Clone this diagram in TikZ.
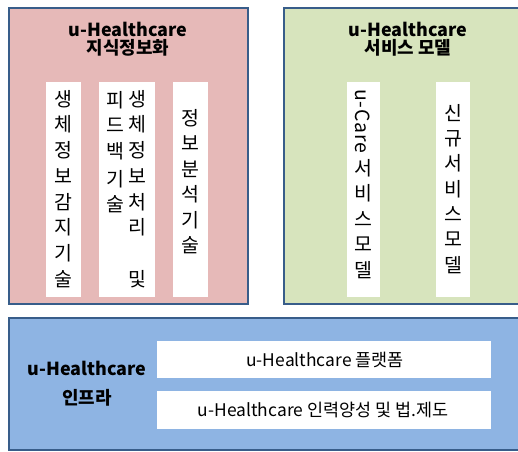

┄┄┄┄┄┄┄┄┄┄

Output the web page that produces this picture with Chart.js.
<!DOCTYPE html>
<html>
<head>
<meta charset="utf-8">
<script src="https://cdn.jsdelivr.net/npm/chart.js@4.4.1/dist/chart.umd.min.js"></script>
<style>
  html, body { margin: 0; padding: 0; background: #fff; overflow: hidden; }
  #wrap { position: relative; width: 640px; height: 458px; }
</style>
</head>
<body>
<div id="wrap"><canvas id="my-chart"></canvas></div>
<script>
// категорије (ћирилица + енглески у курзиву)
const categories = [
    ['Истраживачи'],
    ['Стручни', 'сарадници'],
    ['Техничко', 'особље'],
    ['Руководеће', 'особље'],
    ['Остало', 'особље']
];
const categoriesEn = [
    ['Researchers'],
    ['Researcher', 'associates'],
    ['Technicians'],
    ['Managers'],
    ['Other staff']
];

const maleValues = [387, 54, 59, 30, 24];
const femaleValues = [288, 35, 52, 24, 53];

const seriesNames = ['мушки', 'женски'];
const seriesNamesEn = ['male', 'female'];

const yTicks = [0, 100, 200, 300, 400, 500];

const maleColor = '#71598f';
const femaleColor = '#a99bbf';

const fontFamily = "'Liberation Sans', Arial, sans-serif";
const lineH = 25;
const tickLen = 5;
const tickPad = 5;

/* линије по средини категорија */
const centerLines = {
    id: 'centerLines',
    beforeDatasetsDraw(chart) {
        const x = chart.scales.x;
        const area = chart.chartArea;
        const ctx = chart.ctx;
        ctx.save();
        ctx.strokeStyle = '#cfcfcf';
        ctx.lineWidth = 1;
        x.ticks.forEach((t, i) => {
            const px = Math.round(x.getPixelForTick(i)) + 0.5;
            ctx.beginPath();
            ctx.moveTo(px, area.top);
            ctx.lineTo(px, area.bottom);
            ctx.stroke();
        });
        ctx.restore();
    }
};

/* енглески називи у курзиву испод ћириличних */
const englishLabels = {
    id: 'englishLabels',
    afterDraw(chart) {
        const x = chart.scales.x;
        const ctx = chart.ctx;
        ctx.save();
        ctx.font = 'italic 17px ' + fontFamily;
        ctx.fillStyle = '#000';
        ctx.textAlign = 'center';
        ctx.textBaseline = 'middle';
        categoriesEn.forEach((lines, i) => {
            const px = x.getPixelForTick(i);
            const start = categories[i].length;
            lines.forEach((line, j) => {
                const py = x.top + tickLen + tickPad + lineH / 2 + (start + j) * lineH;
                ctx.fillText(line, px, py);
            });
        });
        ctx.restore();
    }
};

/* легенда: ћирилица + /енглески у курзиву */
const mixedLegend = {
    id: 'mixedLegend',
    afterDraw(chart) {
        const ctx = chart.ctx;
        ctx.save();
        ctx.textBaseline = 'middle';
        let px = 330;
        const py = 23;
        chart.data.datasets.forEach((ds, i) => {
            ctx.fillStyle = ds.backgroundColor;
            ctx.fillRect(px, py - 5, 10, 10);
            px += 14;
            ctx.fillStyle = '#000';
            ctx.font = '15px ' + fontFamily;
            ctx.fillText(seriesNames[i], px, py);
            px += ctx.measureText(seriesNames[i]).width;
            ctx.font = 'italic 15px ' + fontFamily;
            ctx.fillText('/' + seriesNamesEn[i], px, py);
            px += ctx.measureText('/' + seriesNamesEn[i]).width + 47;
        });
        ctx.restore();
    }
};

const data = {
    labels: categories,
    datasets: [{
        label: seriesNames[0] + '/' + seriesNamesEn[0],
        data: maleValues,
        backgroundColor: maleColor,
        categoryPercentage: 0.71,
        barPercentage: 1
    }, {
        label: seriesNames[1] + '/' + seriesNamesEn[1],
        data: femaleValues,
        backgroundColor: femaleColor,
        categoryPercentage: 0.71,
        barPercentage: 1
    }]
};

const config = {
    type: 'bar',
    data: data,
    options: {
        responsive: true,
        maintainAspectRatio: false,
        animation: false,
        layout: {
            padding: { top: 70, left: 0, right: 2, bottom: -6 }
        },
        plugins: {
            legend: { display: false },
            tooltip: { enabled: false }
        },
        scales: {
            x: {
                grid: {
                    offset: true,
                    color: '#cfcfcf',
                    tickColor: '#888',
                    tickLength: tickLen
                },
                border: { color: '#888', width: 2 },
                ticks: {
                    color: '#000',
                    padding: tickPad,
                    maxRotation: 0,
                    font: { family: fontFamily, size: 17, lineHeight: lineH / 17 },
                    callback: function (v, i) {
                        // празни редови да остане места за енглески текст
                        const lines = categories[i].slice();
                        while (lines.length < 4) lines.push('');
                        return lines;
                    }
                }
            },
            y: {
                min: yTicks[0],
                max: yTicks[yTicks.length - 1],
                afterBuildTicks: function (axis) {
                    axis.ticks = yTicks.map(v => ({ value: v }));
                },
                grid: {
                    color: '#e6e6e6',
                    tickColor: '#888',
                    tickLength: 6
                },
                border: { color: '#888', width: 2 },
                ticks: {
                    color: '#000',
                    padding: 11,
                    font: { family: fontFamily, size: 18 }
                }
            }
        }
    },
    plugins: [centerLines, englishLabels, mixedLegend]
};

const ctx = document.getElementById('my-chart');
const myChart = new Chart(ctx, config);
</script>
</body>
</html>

┄┄┄┄┄┄┄┄┄┄

§ YOUR GOAL: Where a line of the data holds "this", show that line.

§ OUTPUT OF THE EXERCISE:
Clone this diagram in TikZ.
Output the web page that produces this picture with Chart.js.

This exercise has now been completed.